- GOAL
All lines in the records below from the line with "Give me the D3.js source for this chart." through the line with "const svg = d3.select( '#chart' );" are to be given again exactly, both ends included; the pictures are to be left out.

- SUPPLIED MATERIAL
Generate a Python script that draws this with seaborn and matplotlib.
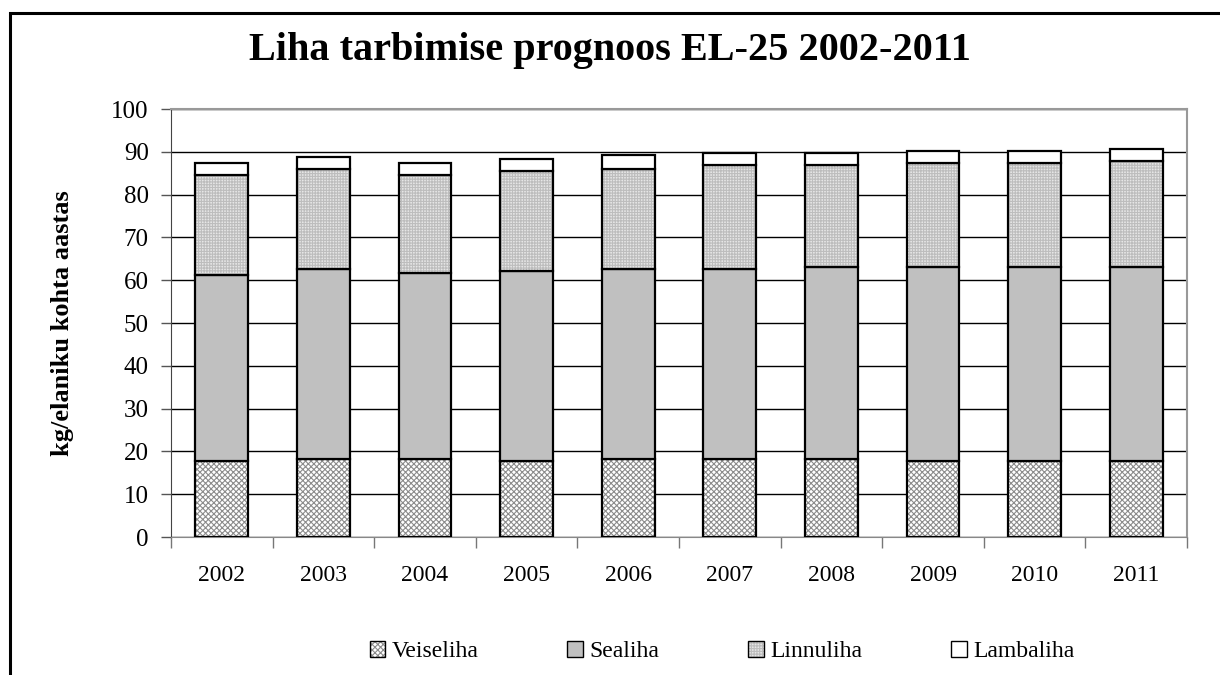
import matplotlib
matplotlib.use("Agg")
import matplotlib.pyplot as plt
import seaborn as sns
import pandas as pd
from matplotlib.patches import Rectangle, Patch

years = ["2002", "2003", "2004", "2005", "2006", "2007", "2008", "2009", "2010", "2011"]
veiseliha = [17.8, 18.3, 18.3, 17.7, 18.2, 18.2, 18.2, 17.7, 17.7, 17.7]
sealiha = [43.4, 44.3, 43.4, 44.4, 44.4, 44.4, 44.9, 45.5, 45.5, 45.5]
linnuliha = [23.4, 23.4, 22.9, 23.5, 23.4, 24.4, 23.9, 24.2, 24.2, 24.7]
lambaliha = [2.8, 2.8, 2.8, 2.7, 3.3, 2.7, 2.7, 2.9, 2.9, 2.8]
series_names = ["Veiseliha", "Sealiha", "Linnuliha", "Lambaliha"]

df = pd.DataFrame({"aasta": years, "Veiseliha": veiseliha, "Sealiha": sealiha,
                   "Linnuliha": linnuliha, "Lambaliha": lambaliha})

sns.set_style("white")
plt.rcParams["font.family"] = ["Liberation Serif", "DejaVu Serif"]
plt.rcParams["text.color"] = "black"
plt.rcParams["axes.labelcolor"] = "black"
plt.rcParams["xtick.labelcolor"] = "black"
plt.rcParams["ytick.labelcolor"] = "black"
plt.rcParams["hatch.linewidth"] = 0.8

# fill style per series: facecolor, hatch, hatch colour
styles = {
    "Veiseliha": ("white", "xxxxxx", "#8c8c8c"),
    "Sealiha": ("#c0c0c0", "", "black"),
    "Linnuliha": ("#e6e6e6", "++++++", "#bdbdbd"),
    "Lambaliha": ("white", "", "black"),
}

fig = plt.figure(figsize=(12.2, 6.75), dpi=100)
ax = fig.add_axes([0.1402, 0.2044, 0.8328, 0.6341])

bottom = pd.Series([0.0] * len(years))
for name in series_names:
    fc, hatch, hc = styles[name]
    sns.barplot(data=df, x="aasta", y=name, ax=ax, color=fc, width=0.52,
                bottom=bottom.values, edgecolor="black", linewidth=1.6,
                saturation=1, hatch=hatch, zorder=3)
    for p in ax.patches[-len(years):]:
        p.set_facecolor(fc)
        p.set_edgecolor("black")
        if hatch:
            p._hatch_color = matplotlib.colors.to_rgba(hc)
    bottom = bottom + df[name]

ax.set_ylim(0, 100)
ax.set_xlim(-0.5, len(years) - 0.5)
ax.set_yticks(range(0, 101, 10))
ax.yaxis.grid(True, color="black", linewidth=1.0, zorder=0)
ax.set_axisbelow(True)
ax.tick_params(axis="y", labelsize=18, length=7, width=1, color="#555555", pad=9, left=True)
ax.tick_params(axis="x", which="major", labelsize=17, length=0, pad=20)
ax.set_xticks([i + 0.5 for i in range(-1, len(years))], minor=True)
ax.tick_params(axis="x", which="minor", length=8, width=1, color="#777777", bottom=True)
ax.set_xlabel("")
ax.set_ylabel("kg/elaniku kohta aastas", fontsize=19, fontweight="bold", labelpad=27)
for s in ["top", "right"]:
    ax.spines[s].set_color("#999999")
    ax.spines[s].set_linewidth(1.5)
ax.spines["left"].set_color("#444444")
ax.spines["bottom"].set_color("#888888")

fig.text(0.5, 0.925, "Liha tarbimise prognoos EL-25 2002-2011", ha="center", va="center",
         fontsize=29, fontweight="bold")

handles = []
for name in series_names:
    fc, hatch, hc = styles[name]
    h = Patch(facecolor=fc, edgecolor="black", hatch=hatch, linewidth=1.0, label=name)
    if hatch:
        h._hatch_color = matplotlib.colors.to_rgba(hc)
    handles.append(h)
fig.legend(handles=handles, loc="center", bbox_to_anchor=(0.592, 0.035), ncol=4, frameon=False,
           fontsize=17, columnspacing=3.75, handlelength=0.65, handleheight=0.65, handletextpad=0.3)

fig.patches.append(Rectangle((10 / 1220, -0.1), 1.2, 1 - 13 / 675 + 0.1, transform=fig.transFigure,
                             fill=False, edgecolor="black", linewidth=2.2))

fig.savefig("out.png", dpi=100)
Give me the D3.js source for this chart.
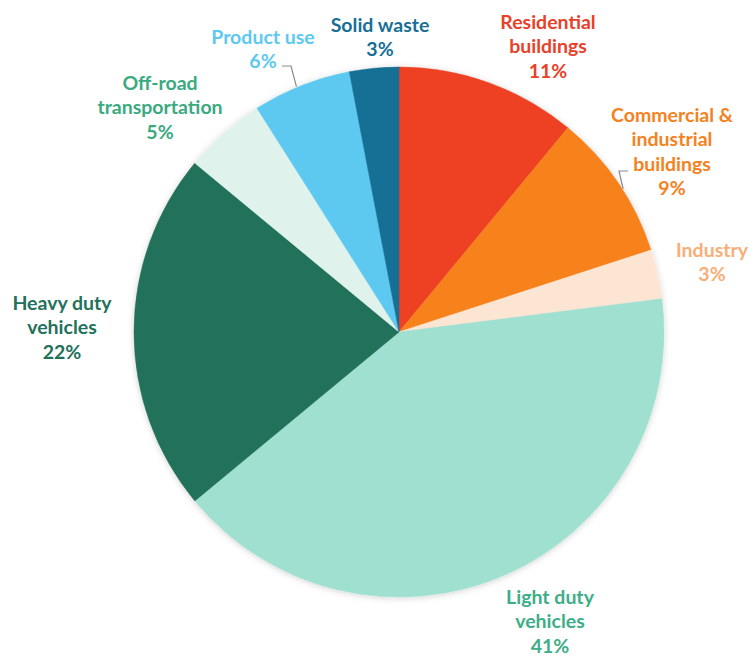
<!DOCTYPE html>
<html>
<head>
<meta charset="utf-8">
<script src="https://cdn.jsdelivr.net/npm/d3@7"></script>
<style>
    body { margin: 0; background: #fff; }
    svg text { font-family: Lato, 'Open Sans', sans-serif; font-weight: 700; }
</style>
</head>
<body>
<svg id="chart" width="754" height="656"></svg>
<script>
// data, clockwise from 12 o'clock
const categories = [ 'Residential buildings', 'Commercial & industrial buildings', 'Industry',
    'Light duty vehicles', 'Heavy duty vehicles', 'Off-road transportation', 'Product use', 'Solid waste' ];
const shares = [ 11, 9, 3, 41, 22, 5, 6, 3 ];
const labelLines = [
    [ 'Residential', 'buildings' ],
    [ 'Commercial &', 'industrial', 'buildings' ],
    [ 'Industry' ],
    [ 'Light duty', 'vehicles' ],
    [ 'Heavy duty', 'vehicles' ],
    [ 'Off-road', 'transportation' ],
    [ 'Product use' ],
    [ 'Solid waste' ]
];

const sliceColors = [ '#ee4123', '#f7821f', '#fde5d3', '#a0e0d0', '#22715a', '#dff3ec', '#5dc9f0', '#176f96' ];
const textColors  = [ '#e8412a', '#f58220', '#f8ae78', '#3dae88', '#22715a', '#3aaa80', '#5dc9f0', '#176f96' ];

// where the label block centre sits (top line centre), by hand, like the original
const labelAt = [ [ 548, 22 ], [ 672, 115 ], [ 712, 250 ], [ 550, 597 ], [ 62, 303 ], [ 160, 83 ], [ 263, 37 ], [ 380, 25 ] ];

const cx = 399, cy = 332, r = 265, lineH = 24.5;

const svg = d3.select( '#chart' );

const defs = svg.append( 'defs' );
defs.append( 'filter' ).attr( 'id', 'shadow' )
    .attr( 'x', '-10%' ).attr( 'y', '-10%' ).attr( 'width', '120%' ).attr( 'height', '120%' )
    .append( 'feDropShadow' )
    .attr( 'dx', 0 ).attr( 'dy', 1 ).attr( 'stdDeviation', 3 )
    .attr( 'flood-color', '#000' ).attr( 'flood-opacity', 0.18 );

const pie = d3.pie().sort( null ).value( d => d );
const arc = d3.arc().innerRadius( 0 ).outerRadius( r );
const arcs = pie( shares );

const g = svg.append( 'g' ).attr( 'transform', `translate(${cx},${cy})` );

g.append( 'g' ).attr( 'filter', 'url(#shadow)' )
    .selectAll( 'path' )
    .data( arcs )
    .enter().append( 'path' )
    .attr( 'd', arc )
    .attr( 'fill', ( d, i ) => sliceColors[ i ] )
    .attr( 'stroke', ( d, i ) => sliceColors[ i ] )
    .attr( 'stroke-width', 0.5 );

// leader lines for the two labels that sit off their slice
const leader = ( i, pts ) => {
    const a = arcs[ i ];
    const ang = a.startAngle + ( a.endAngle - a.startAngle ) * pts.frac;
    const ex = cx + Math.sin( ang ) * ( r + 1 ), ey = cy - Math.cos( ang ) * ( r + 1 );
    svg.append( 'path' )
        .attr( 'd', d3.line()( [ pts.from, pts.knee, [ ex, ey ] ] ) )
        .attr( 'fill', 'none' ).attr( 'stroke', '#8a8a8a' ).attr( 'stroke-width', 1.2 );
};
leader( 6, { from: [ 282, 66 ], knee: [ 291, 66 ], frac: 0.45 } );
leader( 1, { from: [ 628, 171 ], knee: [ 619, 171 ], frac: 0.55 } );

categories.forEach( ( c, i ) => {
    const lines = labelLines[ i ].concat( [ shares[ i ] + '%' ] );
    const t = svg.append( 'text' )
        .attr( 'text-anchor', 'middle' )
        .attr( 'fill', textColors[ i ] )
        .attr( 'font-size', 19.5 );
    lines.forEach( ( s, k ) => {
        t.append( 'tspan' )
            .attr( 'x', labelAt[ i ][ 0 ] )
            .attr( 'y', labelAt[ i ][ 1 ] + k * lineH )
            .attr( 'dy', '0.35em' )
            .text( s );
    } );
} );
</script>
</body>
</html>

- SOLUTION BELOW
Give me the D3.js source for this chart.
<!DOCTYPE html>
<html>
<head>
<meta charset="utf-8">
<script src="https://cdn.jsdelivr.net/npm/d3@7"></script>
<style>
    body { margin: 0; background: #fff; }
    svg text { font-family: Lato, 'Open Sans', sans-serif; font-weight: 700; }
</style>
</head>
<body>
<svg id="chart" width="754" height="656"></svg>
<script>
// data, clockwise from 12 o'clock
const categories = [ 'Residential buildings', 'Commercial & industrial buildings', 'Industry',
    'Light duty vehicles', 'Heavy duty vehicles', 'Off-road transportation', 'Product use', 'Solid waste' ];
const shares = [ 11, 9, 3, 41, 22, 5, 6, 3 ];
const labelLines = [
    [ 'Residential', 'buildings' ],
    [ 'Commercial &', 'industrial', 'buildings' ],
    [ 'Industry' ],
    [ 'Light duty', 'vehicles' ],
    [ 'Heavy duty', 'vehicles' ],
    [ 'Off-road', 'transportation' ],
    [ 'Product use' ],
    [ 'Solid waste' ]
];

const sliceColors = [ '#ee4123', '#f7821f', '#fde5d3', '#a0e0d0', '#22715a', '#dff3ec', '#5dc9f0', '#176f96' ];
const textColors  = [ '#e8412a', '#f58220', '#f8ae78', '#3dae88', '#22715a', '#3aaa80', '#5dc9f0', '#176f96' ];

// where the label block centre sits (top line centre), by hand, like the original
const labelAt = [ [ 548, 22 ], [ 672, 115 ], [ 712, 250 ], [ 550, 597 ], [ 62, 303 ], [ 160, 83 ], [ 263, 37 ], [ 380, 25 ] ];

const cx = 399, cy = 332, r = 265, lineH = 24.5;

const svg = d3.select( '#chart' );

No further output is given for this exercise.